====== DATA SEGMENT
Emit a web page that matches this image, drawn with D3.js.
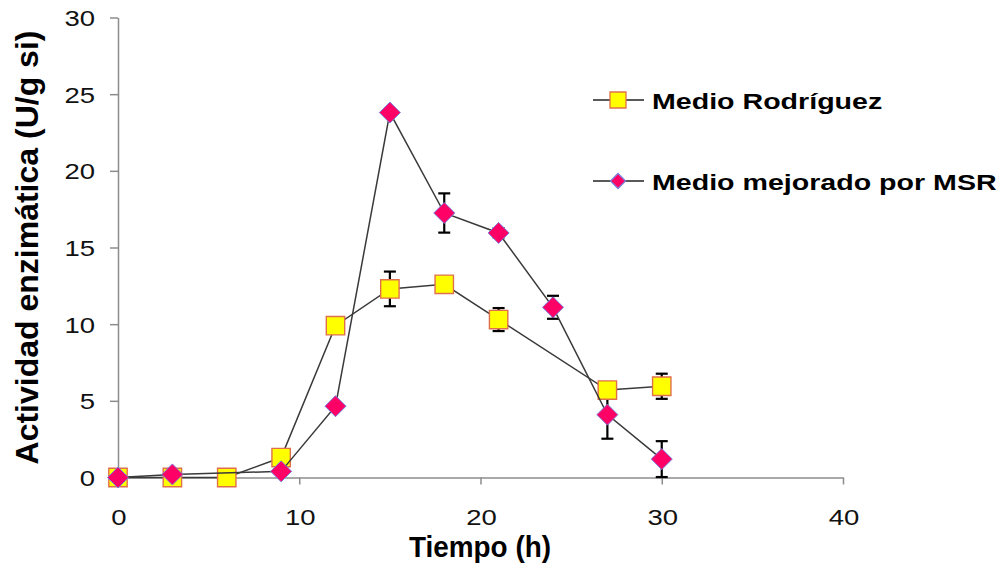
<!DOCTYPE html>
<html lang="es">
<head>
<meta charset="utf-8">
<title>Actividad enzimática</title>
<script src="https://cdn.jsdelivr.net/npm/d3@7"></script>
<style>
  html, body { margin: 0; padding: 0; background: #ffffff; }
  svg { display: block; font-family: "Liberation Sans", Arial, sans-serif; }
</style>
</head>
<body>
<svg id="chart" width="1005" height="569"></svg>
<script>
// Series: enzyme activity (U/g si) over fermentation time (h)
const tiempoRodriguez = [0, 3, 6, 9, 12, 15, 18, 21, 27, 30];
const actividadRodriguez = [0, 0, 0, 1.3, 9.9, 12.3, 12.6, 10.3, 5.7, 5.95];
const errorRodriguez = [0, 0, 0, 0, 0, 1.13, 0, 0.75, 0, 0.82];

const tiempoMejorado = [0, 3, 9, 12, 15, 18, 21, 24, 27, 30];
const actividadMejorado = [0, 0.2, 0.4, 4.65, 23.8, 17.25, 15.95, 11.1, 4.1, 1.2];
const errorMejorado = [0, 0, 0, 0, 0, 1.28, 0.3, 0.75, 1.57, 1.17];

const xTicks = [0, 10, 20, 30, 40];
const yTicks = [0, 5, 10, 15, 20, 25, 30];

const nombresSeries = ["Medio Rodríguez", "Medio mejorado por MSR"];
const tituloX = "Tiempo (h)";
const tituloY = "Actividad enzimática (U/g si)";

const svg = d3.select("#chart");

const x = d3.scaleLinear().domain([0, 40]).range([118, 843]);
const y = d3.scaleLinear().domain([0, 30]).range([477.5, 17.5]);

const axisColor = "#8c8c8c";
const lineColor = "#3a3a3a";
const squareFill = "#ffff00", squareStroke = "#e0704c";
const diamondFill = "#ff0066", diamondStroke = "#7b7bd8";

// Axes (lines and ticks only; labels drawn separately)
const gx = svg.append("g")
  .attr("transform", `translate(0,${y(0)})`)
  .call(d3.axisBottom(x).tickValues(xTicks).tickSize(7).tickSizeOuter(0).tickFormat(""));
const gy = svg.append("g")
  .attr("transform", `translate(${x(0)},0)`)
  .call(d3.axisLeft(y).tickValues(yTicks).tickSize(8).tickSizeOuter(0).tickFormat(""));
[gx, gy].forEach(g => {
  g.select(".domain").attr("stroke", axisColor).attr("stroke-width", 1.5);
  g.selectAll(".tick line").attr("stroke", axisColor).attr("stroke-width", 1.5);
});

// Tick labels
svg.append("g").selectAll("text").data(yTicks).join("text")
  .attr("text-anchor", "end")
  .attr("font-size", 22)
  .attr("fill", "#111")
  .attr("transform", d => `translate(95,${y(d) + 8.5}) scale(1.25,1)`)
  .text(d => d);
svg.append("g").selectAll("text").data(xTicks).join("text")
  .attr("text-anchor", "middle")
  .attr("font-size", 22)
  .attr("fill", "#111")
  .attr("transform", d => `translate(${x(d) + 1},525) scale(1.25,1)`)
  .text(d => d);

// Axis titles
svg.append("text")
  .attr("text-anchor", "middle")
  .attr("font-size", 32)
  .attr("font-weight", "bold")
  .attr("transform", "translate(37.5,247.5) rotate(-90)")
  .text(tituloY);
svg.append("text")
  .attr("x", 480).attr("y", 557)
  .attr("text-anchor", "middle")
  .attr("font-size", 30)
  .attr("font-weight", "bold")
  .attr("textLength", 142)
  .attr("lengthAdjust", "spacingAndGlyphs")
  .text(tituloX);

const serieR = tiempoRodriguez.map((t, i) => ({ t, v: actividadRodriguez[i], e: errorRodriguez[i] }));
const serieM = tiempoMejorado.map((t, i) => ({ t, v: actividadMejorado[i], e: errorMejorado[i] }));

const line = d3.line().x(d => x(d.t)).y(d => y(d.v));

function drawErrors(data) {
  const g = svg.append("g").attr("stroke", "#000").attr("stroke-width", 2.2).attr("fill", "none");
  data.filter(d => d.e > 0).forEach(d => {
    const cx = x(d.t), y1 = y(d.v + d.e), y2 = y(d.v - d.e);
    g.append("line").attr("x1", cx).attr("x2", cx).attr("y1", y1).attr("y2", y2);
    g.append("line").attr("x1", cx - 6).attr("x2", cx + 6).attr("y1", y1).attr("y2", y1);
    g.append("line").attr("x1", cx - 6).attr("x2", cx + 6).attr("y1", y2).attr("y2", y2);
  });
}

function squarePath(s) {
  return `M${-s},${-s}H${s}V${s}H${-s}Z`;
}
function diamondPath(r) {
  return `M0,${-r}L${r},0L0,${r}L${-r},0Z`;
}

// Medio Rodríguez
svg.append("path").datum(serieR).attr("d", line)
  .attr("fill", "none").attr("stroke", lineColor).attr("stroke-width", 1.5);
drawErrors(serieR);
drawErrors(serieM);
svg.append("g").selectAll("path").data(serieR).join("path")
  .attr("d", squarePath(9.2))
  .attr("transform", d => `translate(${x(d.t)},${y(d.v)})`)
  .attr("fill", squareFill).attr("stroke", squareStroke).attr("stroke-width", 1.4);

// Medio mejorado por MSR
svg.append("path").datum(serieM).attr("d", line)
  .attr("fill", "none").attr("stroke", lineColor).attr("stroke-width", 1.5);
svg.append("g").selectAll("path").data(serieM).join("path")
  .attr("d", diamondPath(10.5))
  .attr("transform", d => `translate(${x(d.t)},${y(d.v)})`)
  .attr("fill", diamondFill).attr("stroke", diamondStroke).attr("stroke-width", 1);

// Legend
const legendRows = [
  { name: nombresSeries[0], y: 100, marker: squarePath(8), fill: squareFill, stroke: squareStroke },
  { name: nombresSeries[1], y: 181, marker: diamondPath(7.5), fill: diamondFill, stroke: diamondStroke }
];
const lg = svg.append("g");
legendRows.forEach(r => {
  lg.append("line").attr("x1", 593).attr("x2", 644).attr("y1", r.y).attr("y2", r.y)
    .attr("stroke", "#222").attr("stroke-width", 1.5);
  lg.append("path").attr("d", r.marker).attr("transform", `translate(618,${r.y})`)
    .attr("fill", r.fill).attr("stroke", r.stroke).attr("stroke-width", 1.3);
  lg.append("text")
    .attr("transform", `translate(652,${r.y + 9}) scale(1.3,1)`)
    .attr("font-size", 22).attr("font-weight", "bold")
    .text(r.name);
});
</script>
</body>
</html>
============
AIM OF THE TASK:
Write the lines above out again exactly, without any of their pictures.

FINISHED ANSWER:
Emit a web page that matches this image, drawn with D3.js.
<!DOCTYPE html>
<html lang="es">
<head>
<meta charset="utf-8">
<title>Actividad enzimática</title>
<script src="https://cdn.jsdelivr.net/npm/d3@7"></script>
<style>
  html, body { margin: 0; padding: 0; background: #ffffff; }
  svg { display: block; font-family: "Liberation Sans", Arial, sans-serif; }
</style>
</head>
<body>
<svg id="chart" width="1005" height="569"></svg>
<script>
// Series: enzyme activity (U/g si) over fermentation time (h)
const tiempoRodriguez = [0, 3, 6, 9, 12, 15, 18, 21, 27, 30];
const actividadRodriguez = [0, 0, 0, 1.3, 9.9, 12.3, 12.6, 10.3, 5.7, 5.95];
const errorRodriguez = [0, 0, 0, 0, 0, 1.13, 0, 0.75, 0, 0.82];

const tiempoMejorado = [0, 3, 9, 12, 15, 18, 21, 24, 27, 30];
const actividadMejorado = [0, 0.2, 0.4, 4.65, 23.8, 17.25, 15.95, 11.1, 4.1, 1.2];
const errorMejorado = [0, 0, 0, 0, 0, 1.28, 0.3, 0.75, 1.57, 1.17];

const xTicks = [0, 10, 20, 30, 40];
const yTicks = [0, 5, 10, 15, 20, 25, 30];

const nombresSeries = ["Medio Rodríguez", "Medio mejorado por MSR"];
const tituloX = "Tiempo (h)";
const tituloY = "Actividad enzimática (U/g si)";

const svg = d3.select("#chart");

const x = d3.scaleLinear().domain([0, 40]).range([118, 843]);
const y = d3.scaleLinear().domain([0, 30]).range([477.5, 17.5]);

const axisColor = "#8c8c8c";
const lineColor = "#3a3a3a";
const squareFill = "#ffff00", squareStroke = "#e0704c";
const diamondFill = "#ff0066", diamondStroke = "#7b7bd8";

// Axes (lines and ticks only; labels drawn separately)
const gx = svg.append("g")
  .attr("transform", `translate(0,${y(0)})`)
  .call(d3.axisBottom(x).tickValues(xTicks).tickSize(7).tickSizeOuter(0).tickFormat(""));
const gy = svg.append("g")
  .attr("transform", `translate(${x(0)},0)`)
  .call(d3.axisLeft(y).tickValues(yTicks).tickSize(8).tickSizeOuter(0).tickFormat(""));
[gx, gy].forEach(g => {
  g.select(".domain").attr("stroke", axisColor).attr("stroke-width", 1.5);
  g.selectAll(".tick line").attr("stroke", axisColor).attr("stroke-width", 1.5);
});

// Tick labels
svg.append("g").selectAll("text").data(yTicks).join("text")
  .attr("text-anchor", "end")
  .attr("font-size", 22)
  .attr("fill", "#111")
  .attr("transform", d => `translate(95,${y(d) + 8.5}) scale(1.25,1)`)
  .text(d => d);
svg.append("g").selectAll("text").data(xTicks).join("text")
  .attr("text-anchor", "middle")
  .attr("font-size", 22)
  .attr("fill", "#111")
  .attr("transform", d => `translate(${x(d) + 1},525) scale(1.25,1)`)
  .text(d => d);

// Axis titles
svg.append("text")
  .attr("text-anchor", "middle")
  .attr("font-size", 32)
  .attr("font-weight", "bold")
  .attr("transform", "translate(37.5,247.5) rotate(-90)")
  .text(tituloY);
svg.append("text")
  .attr("x", 480).attr("y", 557)
  .attr("text-anchor", "middle")
  .attr("font-size", 30)
  .attr("font-weight", "bold")
  .attr("textLength", 142)
  .attr("lengthAdjust", "spacingAndGlyphs")
  .text(tituloX);

const serieR = tiempoRodriguez.map((t, i) => ({ t, v: actividadRodriguez[i], e: errorRodriguez[i] }));
const serieM = tiempoMejorado.map((t, i) => ({ t, v: actividadMejorado[i], e: errorMejorado[i] }));

const line = d3.line().x(d => x(d.t)).y(d => y(d.v));

function drawErrors(data) {
  const g = svg.append("g").attr("stroke", "#000").attr("stroke-width", 2.2).attr("fill", "none");
  data.filter(d => d.e > 0).forEach(d => {
    const cx = x(d.t), y1 = y(d.v + d.e), y2 = y(d.v - d.e);
    g.append("line").attr("x1", cx).attr("x2", cx).attr("y1", y1).attr("y2", y2);
    g.append("line").attr("x1", cx - 6).attr("x2", cx + 6).attr("y1", y1).attr("y2", y1);
    g.append("line").attr("x1", cx - 6).attr("x2", cx + 6).attr("y1", y2).attr("y2", y2);
  });
}

function squarePath(s) {
  return `M${-s},${-s}H${s}V${s}H${-s}Z`;
}
function diamondPath(r) {
  return `M0,${-r}L${r},0L0,${r}L${-r},0Z`;
}

// Medio Rodríguez
svg.append("path").datum(serieR).attr("d", line)
  .attr("fill", "none").attr("stroke", lineColor).attr("stroke-width", 1.5);
drawErrors(serieR);
drawErrors(serieM);
svg.append("g").selectAll("path").data(serieR).join("path")
  .attr("d", squarePath(9.2))
  .attr("transform", d => `translate(${x(d.t)},${y(d.v)})`)
  .attr("fill", squareFill).attr("stroke", squareStroke).attr("stroke-width", 1.4);

// Medio mejorado por MSR
svg.append("path").datum(serieM).attr("d", line)
  .attr("fill", "none").attr("stroke", lineColor).attr("stroke-width", 1.5);
svg.append("g").selectAll("path").data(serieM).join("path")
  .attr("d", diamondPath(10.5))
  .attr("transform", d => `translate(${x(d.t)},${y(d.v)})`)
  .attr("fill", diamondFill).attr("stroke", diamondStroke).attr("stroke-width", 1);

// Legend
const legendRows = [
  { name: nombresSeries[0], y: 100, marker: squarePath(8), fill: squareFill, stroke: squareStroke },
  { name: nombresSeries[1], y: 181, marker: diamondPath(7.5), fill: diamondFill, stroke: diamondStroke }
];
const lg = svg.append("g");
legendRows.forEach(r => {
  lg.append("line").attr("x1", 593).attr("x2", 644).attr("y1", r.y).attr("y2", r.y)
    .attr("stroke", "#222").attr("stroke-width", 1.5);
  lg.append("path").attr("d", r.marker).attr("transform", `translate(618,${r.y})`)
    .attr("fill", r.fill).attr("stroke", r.stroke).attr("stroke-width", 1.3);
  lg.append("text")
    .attr("transform", `translate(652,${r.y + 9}) scale(1.3,1)`)
    .attr("font-size", 22).attr("font-weight", "bold")
    .text(r.name);
});
</script>
</body>
</html>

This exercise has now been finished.